Information provided:

------------------------

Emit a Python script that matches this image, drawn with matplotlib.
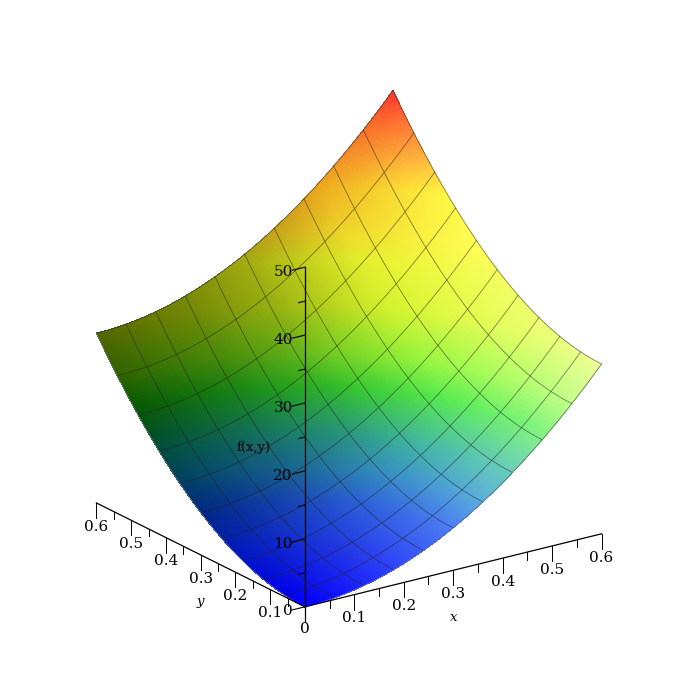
"""Surface f(x,y) over [0,0.6]^2, seen from the corner at the origin."""

import matplotlib
matplotlib.use("Agg")
import matplotlib.pyplot as plt
from matplotlib.text import Text
import numpy as np

plt.rcParams["font.family"] = ["DejaVu Serif"]

# height of the surface along its two edges, x (or y) = 0, 0.005, ... 0.60
EDGE_HEIGHT = [
    0.00, 0.00, 0.01, 0.02, 0.03, 0.04, 0.06, 0.09, 0.11, 0.14,
    0.17, 0.21, 0.25, 0.29, 0.34, 0.39, 0.44, 0.50, 0.56, 0.63,
    0.69, 0.77, 0.84, 0.92, 1.00, 1.09, 1.17, 1.27, 1.36, 1.46,
    1.56, 1.67, 1.78, 1.89, 2.01, 2.13, 2.25, 2.38, 2.51, 2.64,
    2.78, 2.92, 3.06, 3.21, 3.36, 3.52, 3.67, 3.84, 4.00, 4.17,
    4.34, 4.52, 4.69, 4.88, 5.06, 5.25, 5.44, 5.64, 5.84, 6.04,
    6.25, 6.46, 6.67, 6.89, 7.11, 7.33, 7.56, 7.79, 8.03, 8.27,
    8.51, 8.75, 9.00, 9.25, 9.51, 9.77, 10.03, 10.29, 10.56, 10.84,
    11.11, 11.39, 11.67, 11.96, 12.25, 12.54, 12.84, 13.14, 13.44, 13.75,
    14.06, 14.38, 14.69, 15.02, 15.34, 15.67, 16.00, 16.33, 16.67, 17.02,
    17.36, 17.71, 18.06, 18.42, 18.78, 19.14, 19.51, 19.88, 20.25, 20.63,
    21.01, 21.39, 21.78, 22.17, 22.56, 22.96, 23.36, 23.77, 24.17, 24.59,
    25.00,
]
XY_TICKS = [0.1, 0.2, 0.3, 0.4, 0.5, 0.6]
XY_MINOR = [0.05, 0.15, 0.25, 0.35, 0.45, 0.55]
Z_TICKS = [0, 10, 20, 30, 40, 50]
Z_MINOR = [5, 15, 25, 35, 45]

# colour ramp against height
RAMP_Z = [0, 6, 9, 12, 16.7, 20, 25, 33, 38, 42, 46, 50]
RAMP_R = [0, 0, 0, 0, 20, 120, 215, 255, 255, 255, 255, 245]
RAMP_G = [0, 70, 130, 170, 235, 255, 255, 255, 250, 170, 100, 30]
RAMP_B = [255, 240, 200, 140, 10, 0, 0, 20, 20, 30, 30, 30]
# how much the y end darkens the surface, and how fast that fades along x
DIM_V = [0, 0.3, 0.5, 0.8, 1]
DIM_AMOUNT = [0, 0.2, 0.45, 0.62, 0.6]
FADE_U = [0, 0.3, 0.5, 0.75, 1]
FADE = [1, 0.78, 0.55, 0.12, 0]

AXIS = "#000000"


def surface_colors(u, v, z):
    base = np.dstack([np.interp(z, RAMP_Z, RAMP_R),
                      np.interp(z, RAMP_Z, RAMP_G),
                      np.interp(z, RAMP_Z, RAMP_B)]) / 255
    # dark towards the y end, washed out towards the x end
    dim = 1 - np.interp(v, DIM_V, DIM_AMOUNT) * np.interp(u, FADE_U, FADE)
    white = 0.6 * u * (1 - 0.9 * v)
    rgb = base * dim[..., None]
    # the shaded upper side turns orange before the lit one does
    rgb[..., 1] *= 1 - 1.1 * (1 - u) * np.clip((z - 30) / 8, 0, 1)
    rgb = rgb + (1 - rgb) * white[..., None]
    return np.clip(rgb, 0, 1)


xs = np.linspace(0, 0.6, len(EDGE_HEIGHT))
edge = np.array(EDGE_HEIGHT)
X, Y = np.meshgrid(xs, xs)
Z = np.add.outer(edge, edge)

fig = plt.figure(figsize=(7, 7), dpi=100)
ax = fig.add_axes([-10.5 / 700, -8 / 700, 1, 1], projection="3d",
                  proj_type="ortho", computed_zorder=False)
ax.view_init(elev=20.5, azim=234.9)
ax.set_box_aspect((1, 1, 1), zoom=0.871)
ax.set_xlim(0, 0.6)
ax.set_ylim(0, 0.6)
ax.set_zlim(0, 50)
ax.set_xticks([])
ax.set_yticks([])
ax.set_zticks([])
ax.set_axis_off()
for t in ax.findobj(Text):
    t.set_visible(False)

ax.plot_surface(X, Y, Z, facecolors=surface_colors(X / 0.6, Y / 0.6, Z),
                rstride=1, cstride=1, shade=False, linewidth=0,
                antialiased=False, zorder=1)

# grid lines every 0.06
for i in range(12, 121, 12):
    ax.plot(xs, np.full_like(xs, xs[i]), edge + edge[i], color="#202020",
            lw=0.6, alpha=0.55, zorder=2)
    ax.plot(np.full_like(xs, xs[i]), xs, edge + edge[i], color="#202020",
            lw=0.6, alpha=0.55, zorder=2)
ax.plot(xs, np.zeros_like(xs), edge, color="#707070", lw=0.6, zorder=2)
ax.plot(np.zeros_like(xs), xs, edge, color="#707070", lw=0.6, zorder=2)

# axes
ax.plot([0, 0.6], [0, 0], [0, 0], color=AXIS, lw=0.9, zorder=5)
ax.plot([0, 0], [0, 0.6], [0, 0], color=AXIS, lw=0.9, zorder=5)
ax.plot([0, 0], [0, 0], [0, 50], color=AXIS, lw=0.9, zorder=5)
ax.plot([0, 0], [0, 0], [0, -2.2], color=AXIS, lw=0.9, zorder=5)

for t in XY_TICKS:
    ax.plot([t, t], [0, 0], [0, -2.2], color=AXIS, lw=0.7, zorder=5)
    ax.plot([0, 0], [t, t], [0, -2.2], color=AXIS, lw=0.7, zorder=5)
    ax.text(t, 0, -3.5, f"{t:.1f}", ha="center", va="center", fontsize=11)
    ax.text(0, t, -3.5, f"{t:.1f}", ha="center", va="center", fontsize=11)
for t in XY_MINOR:
    ax.plot([t, t], [0, 0], [0, -1.1], color=AXIS, lw=0.7, zorder=5)
    ax.plot([0, 0], [t, t], [0, -1.1], color=AXIS, lw=0.7, zorder=5)
for t in Z_TICKS:
    ax.plot([0, -0.025], [0, 0], [t, t], color=AXIS, lw=0.8, zorder=5)
    ax.text(-0.0245, 0, t - 0.25, f"{t}", ha="right", va="center", fontsize=11, zorder=6)
for t in Z_MINOR:
    ax.plot([0, -0.0125], [0, 0], [t, t], color=AXIS, lw=0.8, zorder=5)

ax.text(0, 0, -3.3, "0", ha="center", va="center", fontsize=11)
ax.text(0.3, 0, -7, "x", style="italic", ha="center", va="center", fontsize=9.5)
ax.text(0, 0.3, -6.9, "y", style="italic", ha="center", va="center", fontsize=9.5)
ax.text(-0.103, 0, 25.3, "f(x,y)", ha="center", va="center", fontsize=9.5, zorder=6)

fig.savefig("out.png", dpi=100)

------------------------

Copy the whole listing above word for word but do not carry over the pictures.

Complete answer:
Emit a Python script that matches this image, drawn with matplotlib.
"""Surface f(x,y) over [0,0.6]^2, seen from the corner at the origin."""

import matplotlib
matplotlib.use("Agg")
import matplotlib.pyplot as plt
from matplotlib.text import Text
import numpy as np

plt.rcParams["font.family"] = ["DejaVu Serif"]

# height of the surface along its two edges, x (or y) = 0, 0.005, ... 0.60
EDGE_HEIGHT = [
    0.00, 0.00, 0.01, 0.02, 0.03, 0.04, 0.06, 0.09, 0.11, 0.14,
    0.17, 0.21, 0.25, 0.29, 0.34, 0.39, 0.44, 0.50, 0.56, 0.63,
    0.69, 0.77, 0.84, 0.92, 1.00, 1.09, 1.17, 1.27, 1.36, 1.46,
    1.56, 1.67, 1.78, 1.89, 2.01, 2.13, 2.25, 2.38, 2.51, 2.64,
    2.78, 2.92, 3.06, 3.21, 3.36, 3.52, 3.67, 3.84, 4.00, 4.17,
    4.34, 4.52, 4.69, 4.88, 5.06, 5.25, 5.44, 5.64, 5.84, 6.04,
    6.25, 6.46, 6.67, 6.89, 7.11, 7.33, 7.56, 7.79, 8.03, 8.27,
    8.51, 8.75, 9.00, 9.25, 9.51, 9.77, 10.03, 10.29, 10.56, 10.84,
    11.11, 11.39, 11.67, 11.96, 12.25, 12.54, 12.84, 13.14, 13.44, 13.75,
    14.06, 14.38, 14.69, 15.02, 15.34, 15.67, 16.00, 16.33, 16.67, 17.02,
    17.36, 17.71, 18.06, 18.42, 18.78, 19.14, 19.51, 19.88, 20.25, 20.63,
    21.01, 21.39, 21.78, 22.17, 22.56, 22.96, 23.36, 23.77, 24.17, 24.59,
    25.00,
]
XY_TICKS = [0.1, 0.2, 0.3, 0.4, 0.5, 0.6]
XY_MINOR = [0.05, 0.15, 0.25, 0.35, 0.45, 0.55]
Z_TICKS = [0, 10, 20, 30, 40, 50]
Z_MINOR = [5, 15, 25, 35, 45]

# colour ramp against height
RAMP_Z = [0, 6, 9, 12, 16.7, 20, 25, 33, 38, 42, 46, 50]
RAMP_R = [0, 0, 0, 0, 20, 120, 215, 255, 255, 255, 255, 245]
RAMP_G = [0, 70, 130, 170, 235, 255, 255, 255, 250, 170, 100, 30]
RAMP_B = [255, 240, 200, 140, 10, 0, 0, 20, 20, 30, 30, 30]
# how much the y end darkens the surface, and how fast that fades along x
DIM_V = [0, 0.3, 0.5, 0.8, 1]
DIM_AMOUNT = [0, 0.2, 0.45, 0.62, 0.6]
FADE_U = [0, 0.3, 0.5, 0.75, 1]
FADE = [1, 0.78, 0.55, 0.12, 0]

AXIS = "#000000"


def surface_colors(u, v, z):
    base = np.dstack([np.interp(z, RAMP_Z, RAMP_R),
                      np.interp(z, RAMP_Z, RAMP_G),
                      np.interp(z, RAMP_Z, RAMP_B)]) / 255
    # dark towards the y end, washed out towards the x end
    dim = 1 - np.interp(v, DIM_V, DIM_AMOUNT) * np.interp(u, FADE_U, FADE)
    white = 0.6 * u * (1 - 0.9 * v)
    rgb = base * dim[..., None]
    # the shaded upper side turns orange before the lit one does
    rgb[..., 1] *= 1 - 1.1 * (1 - u) * np.clip((z - 30) / 8, 0, 1)
    rgb = rgb + (1 - rgb) * white[..., None]
    return np.clip(rgb, 0, 1)


xs = np.linspace(0, 0.6, len(EDGE_HEIGHT))
edge = np.array(EDGE_HEIGHT)
X, Y = np.meshgrid(xs, xs)
Z = np.add.outer(edge, edge)

fig = plt.figure(figsize=(7, 7), dpi=100)
ax = fig.add_axes([-10.5 / 700, -8 / 700, 1, 1], projection="3d",
                  proj_type="ortho", computed_zorder=False)
ax.view_init(elev=20.5, azim=234.9)
ax.set_box_aspect((1, 1, 1), zoom=0.871)
ax.set_xlim(0, 0.6)
ax.set_ylim(0, 0.6)
ax.set_zlim(0, 50)
ax.set_xticks([])
ax.set_yticks([])
ax.set_zticks([])
ax.set_axis_off()
for t in ax.findobj(Text):
    t.set_visible(False)

ax.plot_surface(X, Y, Z, facecolors=surface_colors(X / 0.6, Y / 0.6, Z),
                rstride=1, cstride=1, shade=False, linewidth=0,
                antialiased=False, zorder=1)

# grid lines every 0.06
for i in range(12, 121, 12):
    ax.plot(xs, np.full_like(xs, xs[i]), edge + edge[i], color="#202020",
            lw=0.6, alpha=0.55, zorder=2)
    ax.plot(np.full_like(xs, xs[i]), xs, edge + edge[i], color="#202020",
            lw=0.6, alpha=0.55, zorder=2)
ax.plot(xs, np.zeros_like(xs), edge, color="#707070", lw=0.6, zorder=2)
ax.plot(np.zeros_like(xs), xs, edge, color="#707070", lw=0.6, zorder=2)

# axes
ax.plot([0, 0.6], [0, 0], [0, 0], color=AXIS, lw=0.9, zorder=5)
ax.plot([0, 0], [0, 0.6], [0, 0], color=AXIS, lw=0.9, zorder=5)
ax.plot([0, 0], [0, 0], [0, 50], color=AXIS, lw=0.9, zorder=5)
ax.plot([0, 0], [0, 0], [0, -2.2], color=AXIS, lw=0.9, zorder=5)

for t in XY_TICKS:
    ax.plot([t, t], [0, 0], [0, -2.2], color=AXIS, lw=0.7, zorder=5)
    ax.plot([0, 0], [t, t], [0, -2.2], color=AXIS, lw=0.7, zorder=5)
    ax.text(t, 0, -3.5, f"{t:.1f}", ha="center", va="center", fontsize=11)
    ax.text(0, t, -3.5, f"{t:.1f}", ha="center", va="center", fontsize=11)
for t in XY_MINOR:
    ax.plot([t, t], [0, 0], [0, -1.1], color=AXIS, lw=0.7, zorder=5)
    ax.plot([0, 0], [t, t], [0, -1.1], color=AXIS, lw=0.7, zorder=5)
for t in Z_TICKS:
    ax.plot([0, -0.025], [0, 0], [t, t], color=AXIS, lw=0.8, zorder=5)
    ax.text(-0.0245, 0, t - 0.25, f"{t}", ha="right", va="center", fontsize=11, zorder=6)
for t in Z_MINOR:
    ax.plot([0, -0.0125], [0, 0], [t, t], color=AXIS, lw=0.8, zorder=5)

ax.text(0, 0, -3.3, "0", ha="center", va="center", fontsize=11)
ax.text(0.3, 0, -7, "x", style="italic", ha="center", va="center", fontsize=9.5)
ax.text(0, 0.3, -6.9, "y", style="italic", ha="center", va="center", fontsize=9.5)
ax.text(-0.103, 0, 25.3, "f(x,y)", ha="center", va="center", fontsize=9.5, zorder=6)

fig.savefig("out.png", dpi=100)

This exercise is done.